Task requirements >> Write the data below out exactly as it stands. Do not include the pictures.

Data provided >>
____________________
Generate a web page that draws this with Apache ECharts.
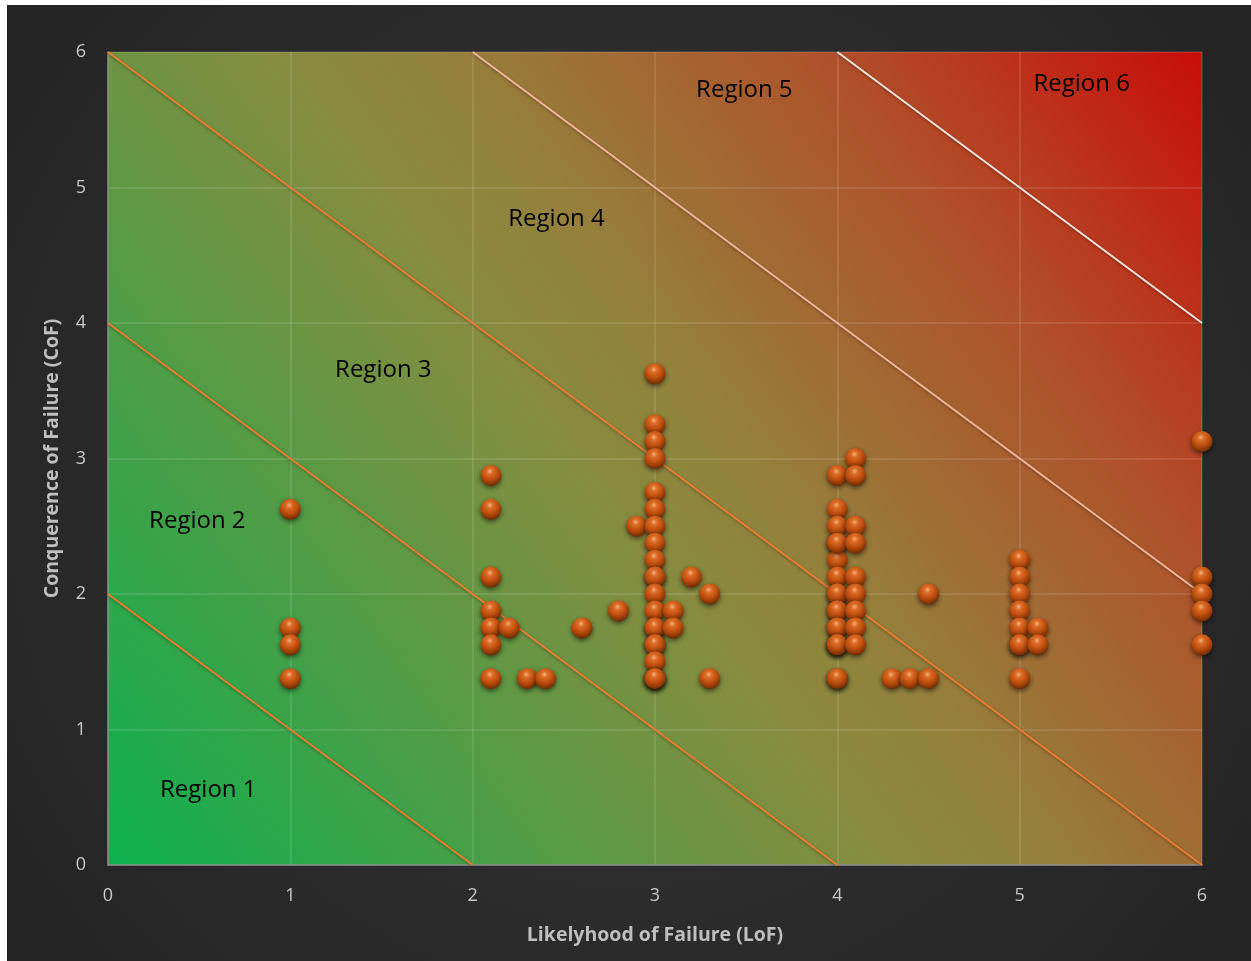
<!DOCTYPE html>
<html>
<head>
<meta charset="utf-8">
<script src="https://cdn.jsdelivr.net/npm/echarts@6/dist/echarts.min.js"></script>
<style>
  html, body { margin: 0; padding: 0; background: #ffffff; }
  #chart { position: absolute; left: 7px; top: 5px; width: 1244px; height: 956px; }
</style>
</head>
<body>
<div id="chart"></div>
<script>
// Assessed items: likelihood (LoF) and consequence (CoF) scores
const lofValues = [
  1, 1, 1, 1,
  2.1, 2.1, 2.1, 2.1, 2.1, 2.1, 2.1, 2.2, 2.3, 2.4, 2.6, 2.8, 2.9,
  3, 3, 3, 3, 3, 3, 3, 3, 3, 3, 3, 3, 3, 3, 3, 3, 3, 3, 3, 3, 3,
  3.1, 3.1, 3.2, 3.3, 3.3,
  4, 4, 4, 4, 4, 4, 4, 4, 4, 4, 4, 4, 4, 4, 4, 4, 4, 4,
  4.1, 4.1, 4.1, 4.1, 4.1, 4.1, 4.1, 4.1, 4.1,
  4.3, 4.4, 4.5, 4.5,
  5, 5, 5, 5, 5, 5, 5, 5, 5.1, 5.1,
  6, 6, 6, 6, 6
];
const cofValues = [
  2.625, 1.75, 1.625, 1.375,
  2.875, 2.625, 2.125, 1.875, 1.75, 1.625, 1.375, 1.75, 1.375, 1.375, 1.75, 1.875, 2.5,
  3.625, 3.25, 3.125, 3.0, 2.75, 2.625, 2.5, 2.375, 2.25, 2.125, 2.125, 2.0, 1.875, 1.75, 1.75, 1.625, 1.625, 1.5, 1.375, 1.375, 1.375,
  1.875, 1.75, 2.125, 2.0, 1.375,
  2.875, 2.625, 2.5, 2.375, 2.25, 2.125, 2.0, 2.0, 1.875, 1.875, 1.75, 1.75, 1.625, 1.625, 1.375, 1.375, 2.375, 1.625,
  3.0, 2.875, 2.5, 2.375, 2.125, 2.0, 1.875, 1.75, 1.625,
  1.375, 1.375, 1.375, 2.0,
  2.25, 2.125, 2.0, 1.875, 1.75, 1.625, 1.625, 1.375, 1.75, 1.625,
  3.125, 2.125, 2.0, 1.875, 1.625
];

// Region boundaries: lines LoF + CoF = constant
const boundarySums = [2, 4, 6, 8, 10];
const boundaryColors = ['#ed7d31', '#ed7d31', '#ed7d31', '#f4b69a', '#f6e4dc'];

// Region captions and where they sit (LoF, CoF)
const regionNames = ['Region 1', 'Region 2', 'Region 3', 'Region 4', 'Region 5', 'Region 6'];
const regionLoF = [0.55, 0.49, 1.51, 2.46, 3.49, 5.34];
const regionCoF = [0.55, 2.54, 3.65, 4.77, 5.72, 5.76];

const axisTicks = [0, 1, 2, 3, 4, 5, 6];

const chart = echarts.init(document.getElementById('chart'), null, { renderer: 'canvas' });

function boundaryPoints(s) {
  // clip the line x + y = s to the 0..6 square
  const x0 = Math.max(0, s - 6), x1 = Math.min(6, s);
  return [[x0, s - x0], [x1, s - x1]];
}

// glossy copper sphere
const sphere = new echarts.graphic.RadialGradient(0.45, 0.3, 0.75, [
  { offset: 0, color: '#f6b07c' },
  { offset: 0.2, color: '#dc6c26' },
  { offset: 0.55, color: '#bb4c0d' },
  { offset: 0.85, color: '#803305' },
  { offset: 1, color: '#5a2203' }
]);

const lineSeries = boundarySums.map((s, i) => ({
  type: 'line',
  data: boundaryPoints(s),
  symbol: 'none',
  silent: true,
  z: 3,
  lineStyle: {
    color: boundaryColors[i],
    width: 2,
    shadowColor: 'rgba(0,0,0,0.35)',
    shadowBlur: 3,
    shadowOffsetY: 1
  }
}));

const option = {
  backgroundColor: new echarts.graphic.RadialGradient(0.5, 0.5, 0.75, [
    { offset: 0, color: '#363636' },
    { offset: 1, color: '#252525' }
  ]),
  animation: false,
  grid: {
    left: 101, top: 47, right: 49, bottom: 96,
    show: true,
    borderWidth: 0,
    backgroundColor: new echarts.graphic.LinearGradient(0, 1, 1, 0, [
      { offset: 0, color: '#0cb14f' },
      { offset: 0.45, color: '#868c3f' },
      { offset: 0.55, color: '#94813c' },
      { offset: 0.78, color: '#b0502a' },
      { offset: 1, color: '#c80d08' }
    ])
  },
  xAxis: {
    type: 'value', min: 0, max: 6, interval: 1,
    name: 'Likelyhood of Failure (LoF)',
    nameLocation: 'middle', nameGap: 60,
    nameTextStyle: { color: '#bfbfbf', fontFamily: 'Open Sans', fontWeight: 'bold', fontSize: 19.5 },
    axisLine: { show: true, lineStyle: { color: '#8a8a8a', width: 1.5 } },
    axisTick: { show: false },
    axisLabel: { color: '#c8c8c8', fontFamily: 'Open Sans', fontSize: 18, margin: 22,
      formatter: v => axisTicks.includes(v) ? String(v) : '' },
    splitLine: { show: true, lineStyle: { color: 'rgba(255,255,255,0.14)', width: 1.5 } }
  },
  yAxis: {
    type: 'value', min: 0, max: 6, interval: 1,
    name: 'Conquerence of Failure (CoF)',
    nameLocation: 'middle', nameGap: 46,
    nameTextStyle: { color: '#bfbfbf', fontFamily: 'Open Sans', fontWeight: 'bold', fontSize: 19.5 },
    axisLine: { show: true, lineStyle: { color: '#8a8a8a', width: 1.5 } },
    axisTick: { show: false },
    axisLabel: { color: '#c8c8c8', fontFamily: 'Open Sans', fontSize: 18, margin: 22,
      formatter: v => axisTicks.includes(v) ? String(v) : '' },
    splitLine: { show: true, lineStyle: { color: 'rgba(255,255,255,0.14)', width: 1.5 } }
  },
  series: [
    ...lineSeries,
    {
      type: 'scatter',
      data: lofValues.map((x, i) => [x, cofValues[i]]),
      symbol: 'circle',
      symbolSize: 21,
      z: 5,
      itemStyle: {
        color: sphere,
        opacity: 1,
        shadowColor: 'rgba(0,0,0,0.55)',
        shadowBlur: 5,
        shadowOffsetY: 2
      }
    },
    {
      type: 'scatter',
      data: regionNames.map((n, i) => ({ name: n, value: [regionLoF[i], regionCoF[i]] })),
      symbolSize: 1,
      silent: true,
      z: 6,
      itemStyle: { opacity: 0 },
      label: {
        show: true,
        position: 'inside',
        formatter: p => p.name,
        color: '#000000',
        opacity: 1,
        fontFamily: 'Open Sans',
        fontSize: 24
      }
    }
  ]
};

chart.setOption(option);
</script>
</body>
</html>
____________________
Exercise answer >>
Generate a web page that draws this with Apache ECharts.
<!DOCTYPE html>
<html>
<head>
<meta charset="utf-8">
<script src="https://cdn.jsdelivr.net/npm/echarts@6/dist/echarts.min.js"></script>
<style>
  html, body { margin: 0; padding: 0; background: #ffffff; }
  #chart { position: absolute; left: 7px; top: 5px; width: 1244px; height: 956px; }
</style>
</head>
<body>
<div id="chart"></div>
<script>
// Assessed items: likelihood (LoF) and consequence (CoF) scores
const lofValues = [
  1, 1, 1, 1,
  2.1, 2.1, 2.1, 2.1, 2.1, 2.1, 2.1, 2.2, 2.3, 2.4, 2.6, 2.8, 2.9,
  3, 3, 3, 3, 3, 3, 3, 3, 3, 3, 3, 3, 3, 3, 3, 3, 3, 3, 3, 3, 3,
  3.1, 3.1, 3.2, 3.3, 3.3,
  4, 4, 4, 4, 4, 4, 4, 4, 4, 4, 4, 4, 4, 4, 4, 4, 4, 4,
  4.1, 4.1, 4.1, 4.1, 4.1, 4.1, 4.1, 4.1, 4.1,
  4.3, 4.4, 4.5, 4.5,
  5, 5, 5, 5, 5, 5, 5, 5, 5.1, 5.1,
  6, 6, 6, 6, 6
];
const cofValues = [
  2.625, 1.75, 1.625, 1.375,
  2.875, 2.625, 2.125, 1.875, 1.75, 1.625, 1.375, 1.75, 1.375, 1.375, 1.75, 1.875, 2.5,
  3.625, 3.25, 3.125, 3.0, 2.75, 2.625, 2.5, 2.375, 2.25, 2.125, 2.125, 2.0, 1.875, 1.75, 1.75, 1.625, 1.625, 1.5, 1.375, 1.375, 1.375,
  1.875, 1.75, 2.125, 2.0, 1.375,
  2.875, 2.625, 2.5, 2.375, 2.25, 2.125, 2.0, 2.0, 1.875, 1.875, 1.75, 1.75, 1.625, 1.625, 1.375, 1.375, 2.375, 1.625,
  3.0, 2.875, 2.5, 2.375, 2.125, 2.0, 1.875, 1.75, 1.625,
  1.375, 1.375, 1.375, 2.0,
  2.25, 2.125, 2.0, 1.875, 1.75, 1.625, 1.625, 1.375, 1.75, 1.625,
  3.125, 2.125, 2.0, 1.875, 1.625
];

// Region boundaries: lines LoF + CoF = constant
const boundarySums = [2, 4, 6, 8, 10];
const boundaryColors = ['#ed7d31', '#ed7d31', '#ed7d31', '#f4b69a', '#f6e4dc'];

// Region captions and where they sit (LoF, CoF)
const regionNames = ['Region 1', 'Region 2', 'Region 3', 'Region 4', 'Region 5', 'Region 6'];
const regionLoF = [0.55, 0.49, 1.51, 2.46, 3.49, 5.34];
const regionCoF = [0.55, 2.54, 3.65, 4.77, 5.72, 5.76];

const axisTicks = [0, 1, 2, 3, 4, 5, 6];

const chart = echarts.init(document.getElementById('chart'), null, { renderer: 'canvas' });

function boundaryPoints(s) {
  // clip the line x + y = s to the 0..6 square
  const x0 = Math.max(0, s - 6), x1 = Math.min(6, s);
  return [[x0, s - x0], [x1, s - x1]];
}

// glossy copper sphere
const sphere = new echarts.graphic.RadialGradient(0.45, 0.3, 0.75, [
  { offset: 0, color: '#f6b07c' },
  { offset: 0.2, color: '#dc6c26' },
  { offset: 0.55, color: '#bb4c0d' },
  { offset: 0.85, color: '#803305' },
  { offset: 1, color: '#5a2203' }
]);

const lineSeries = boundarySums.map((s, i) => ({
  type: 'line',
  data: boundaryPoints(s),
  symbol: 'none',
  silent: true,
  z: 3,
  lineStyle: {
    color: boundaryColors[i],
    width: 2,
    shadowColor: 'rgba(0,0,0,0.35)',
    shadowBlur: 3,
    shadowOffsetY: 1
  }
}));

const option = {
  backgroundColor: new echarts.graphic.RadialGradient(0.5, 0.5, 0.75, [
    { offset: 0, color: '#363636' },
    { offset: 1, color: '#252525' }
  ]),
  animation: false,
  grid: {
    left: 101, top: 47, right: 49, bottom: 96,
    show: true,
    borderWidth: 0,
    backgroundColor: new echarts.graphic.LinearGradient(0, 1, 1, 0, [
      { offset: 0, color: '#0cb14f' },
      { offset: 0.45, color: '#868c3f' },
      { offset: 0.55, color: '#94813c' },
      { offset: 0.78, color: '#b0502a' },
      { offset: 1, color: '#c80d08' }
    ])
  },
  xAxis: {
    type: 'value', min: 0, max: 6, interval: 1,
    name: 'Likelyhood of Failure (LoF)',
    nameLocation: 'middle', nameGap: 60,
    nameTextStyle: { color: '#bfbfbf', fontFamily: 'Open Sans', fontWeight: 'bold', fontSize: 19.5 },
    axisLine: { show: true, lineStyle: { color: '#8a8a8a', width: 1.5 } },
    axisTick: { show: false },
    axisLabel: { color: '#c8c8c8', fontFamily: 'Open Sans', fontSize: 18, margin: 22,
      formatter: v => axisTicks.includes(v) ? String(v) : '' },
    splitLine: { show: true, lineStyle: { color: 'rgba(255,255,255,0.14)', width: 1.5 } }
  },
  yAxis: {
    type: 'value', min: 0, max: 6, interval: 1,
    name: 'Conquerence of Failure (CoF)',
    nameLocation: 'middle', nameGap: 46,
    nameTextStyle: { color: '#bfbfbf', fontFamily: 'Open Sans', fontWeight: 'bold', fontSize: 19.5 },
    axisLine: { show: true, lineStyle: { color: '#8a8a8a', width: 1.5 } },
    axisTick: { show: false },
    axisLabel: { color: '#c8c8c8', fontFamily: 'Open Sans', fontSize: 18, margin: 22,
      formatter: v => axisTicks.includes(v) ? String(v) : '' },
    splitLine: { show: true, lineStyle: { color: 'rgba(255,255,255,0.14)', width: 1.5 } }
  },
  series: [
    ...lineSeries,
    {
      type: 'scatter',
      data: lofValues.map((x, i) => [x, cofValues[i]]),
      symbol: 'circle',
      symbolSize: 21,
      z: 5,
      itemStyle: {
        color: sphere,
        opacity: 1,
        shadowColor: 'rgba(0,0,0,0.55)',
        shadowBlur: 5,
        shadowOffsetY: 2
      }
    },
    {
      type: 'scatter',
      data: regionNames.map((n, i) => ({ name: n, value: [regionLoF[i], regionCoF[i]] })),
      symbolSize: 1,
      silent: true,
      z: 6,
      itemStyle: { opacity: 0 },
      label: {
        show: true,
        position: 'inside',
        formatter: p => p.name,
        color: '#000000',
        opacity: 1,
        fontFamily: 'Open Sans',
        fontSize: 24
      }
    }
  ]
};

chart.setOption(option);
</script>
</body>
</html>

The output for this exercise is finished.